Entiendo que existan personas para quienes sea gozoso entregar un presente, pero les hago entender que no puedo más, que me resulta doloroso vivir en una sociedad tan consumista, y que necesito espacio para poder respirar. Les pido que no me obliguen a sonreír falsamente mientras con agotamiento me pregunto qué hacer con lo recibido, a quién entregárselo, cómo encontrar una organización a la que donarlo, y si finalmente tendré que tirarlo a la basura, sufriendo por el absurdo de esa construcción social, su ciega obediencia, y preguntándome por qué, en lugar de pretender tantos calmar la ansiedad, el vacío y la insatisfacción en sus vidas comprando, no buscan alternativas, menos vistosas que lo que predica la religión de las pantallas con su fijación por el dispendio y las cosas.

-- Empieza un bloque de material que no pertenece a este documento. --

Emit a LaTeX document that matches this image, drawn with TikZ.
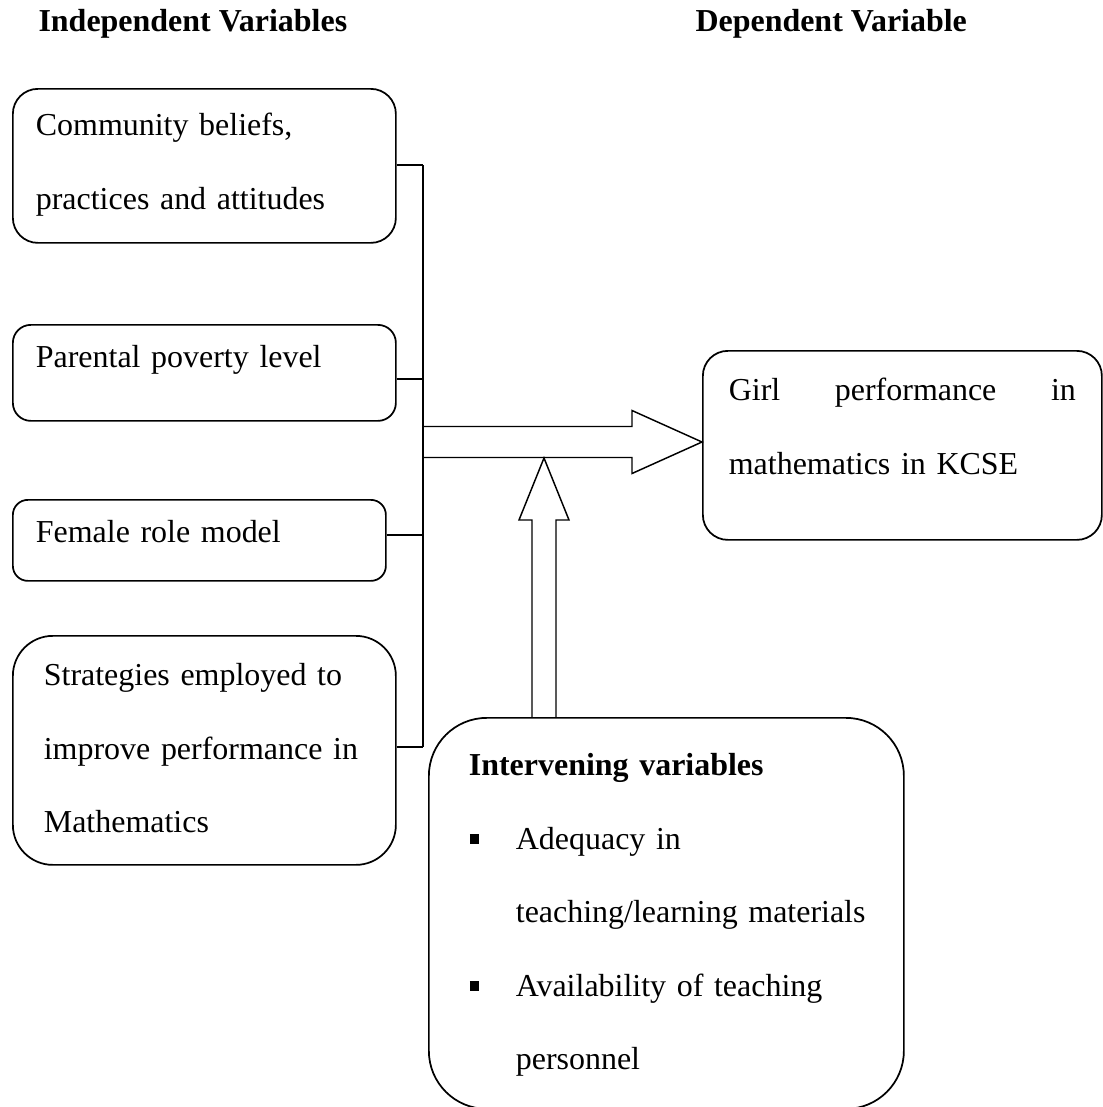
\documentclass[tikz,border=0pt]{standalone}
\usepackage{fontspec}
\setmainfont{Liberation Serif}
\usetikzlibrary{calc}
\newlength{\unitpx}
\setlength{\unitpx}{0.3755pt}
\newcommand{\varfont}{\fontsize{12pt}{27.6pt}\selectfont}
\newcommand{\itembullet}{\makebox[47\unitpx][l]{\hspace*{1\unitpx}\rule[2.2pt]{3.6pt}{3.4pt}}}

\tikzset{
    varbox/.style={draw, line width=0.65pt, anchor=north west, inner ysep=0pt, align=left, font=\varfont},
    heading/.style={anchor=base west, inner sep=0pt, font=\varfont\bfseries},
    link/.style={line width=0.45pt},
    blockarrow/.style={line width=0.55pt, line join=miter}
}

\begin{document}
\begin{tikzpicture}[x=\unitpx, y=-1\unitpx]
    \useasboundingbox (0,0) rectangle (1102,1107);

    \node[heading] (indephead) at (38,31) {Independent Variables};
    \node[heading] (dephead) at (695,31) {Dependent Variable};

    \node[varbox, rounded corners=25\unitpx, minimum width=383\unitpx, text width=337\unitpx,
          inner xsep=23\unitpx, text height=47\unitpx, text depth=107\unitpx]
        (community) at (12,88) {Community beliefs,\\practices and attitudes};
    \node[varbox, rounded corners=18\unitpx, minimum width=383\unitpx, text width=337\unitpx,
          inner xsep=23\unitpx, text height=43\unitpx, text depth=53\unitpx]
        (poverty) at (12,324) {Parental poverty level};
    \node[varbox, rounded corners=15\unitpx, minimum width=373\unitpx, text width=327\unitpx,
          inner xsep=23\unitpx, text height=43\unitpx, text depth=38\unitpx]
        (rolemodel) at (12,499) {Female role model};
    \node[varbox, rounded corners=40\unitpx, minimum width=383\unitpx, text width=321\unitpx,
          inner xsep=31\unitpx, text height=50\unitpx, text depth=179\unitpx]
        (strategies) at (12,635) {Strategies employed to\\improve performance in\\Mathematics};

    \node[varbox, rounded corners=25\unitpx, minimum width=399\unitpx, text width=347\unitpx,
          inner xsep=26\unitpx, text height=50\unitpx, text depth=139\unitpx]
        (performance) at (702,350) {Girl\hfill performance\hfill in\\mathematics in KCSE};

    \node[varbox, rounded corners=58\unitpx, minimum width=475\unitpx, text width=395\unitpx,
          inner xsep=40\unitpx, text height=58\unitpx, text depth=333\unitpx]
        (intervening) at (428,717) {\textbf{Intervening variables}\\
        \itembullet Adequacy in\\
        \mbox{\hspace*{47\unitpx}teaching/learning materials}\\
        \itembullet Availability of teaching\\
        \hspace*{47\unitpx}personnel};

    \coordinate (bus1) at (423,165);
    \coordinate (bus2) at (423,379);
    \coordinate (bus3) at (423,535);
    \coordinate (bus4) at (423,747);
    \draw[link] (bus1) -- (bus4);
    \foreach \nd/\bp in {community/bus1, poverty/bus2, rolemodel/bus3, strategies/bus4}
        \draw[link] (\nd.east |- \bp) -- (\bp);

    \coordinate (htail) at (423,442);
    \coordinate (htip) at (performance.west |- htail);
    \draw[blockarrow] ($(htail)+(0,-15.5)$) -- ($(htip)+(-70,-15.5)$) -- ++(0,-16) -- (htip)
        -- ++(-70,31.5) -- ++(0,-16) -- ($(htail)+(0,15.5)$) -- cycle;

    \coordinate (vtip) at (544,458);
    \coordinate (vbase) at (vtip |- intervening.north);
    \draw[blockarrow] ($(vbase)+(-12,0)$) -- ($(vtip)+(-12,62)$) -- ++(-13,0) -- (vtip)
        -- ++(25,62) -- ++(-13,0) -- ($(vbase)+(12,0)$);
\end{tikzpicture}
\end{document}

La misa semanal, el matrimonio y la maternidad, son tradiciones de las que nos hemos deshecho en gran medida, y se alardea por ello de libertad mental, de falta de opresión y ataduras. Sin embargo, esas mismas personas se someten sin vacilar y con energía a la nueva imposición social: comprar, aun sabiendo que en caso de que el receptor lo necesite, pocas veces significará algo para él, difícilmente le apasionará, y a causa de la baja calidad de una parte importante de los productos en el mercado, acabará en el vertedero en poco tiempo. Después, ¿dónde van nuestros desperdicios, lo adquirido sin conciencia y lo expulsado de nuestra casa de la misma forma? No importa, siempre que no podamos verlo. Mientras, el planeta muere y con él nuestros pulmones.
Me niego a recibir regalos materiales, y sólo compro a otro cuando se trata de una persona a quien aprecio (escasos individuos alcanzan esa categoría), cuando me topo con un artículo que tengo la certeza van a amar, y no poseen ya. Entiendo que no se me comprenda, escojo siempre reconocerme en el espejo y llevar una vida de conciencia. Duermo tranquila sabiendo que estoy cuidando de la Naturaleza, de mi salud mental y mi economía; que no debo nada a nadie y nadie me debe a mí.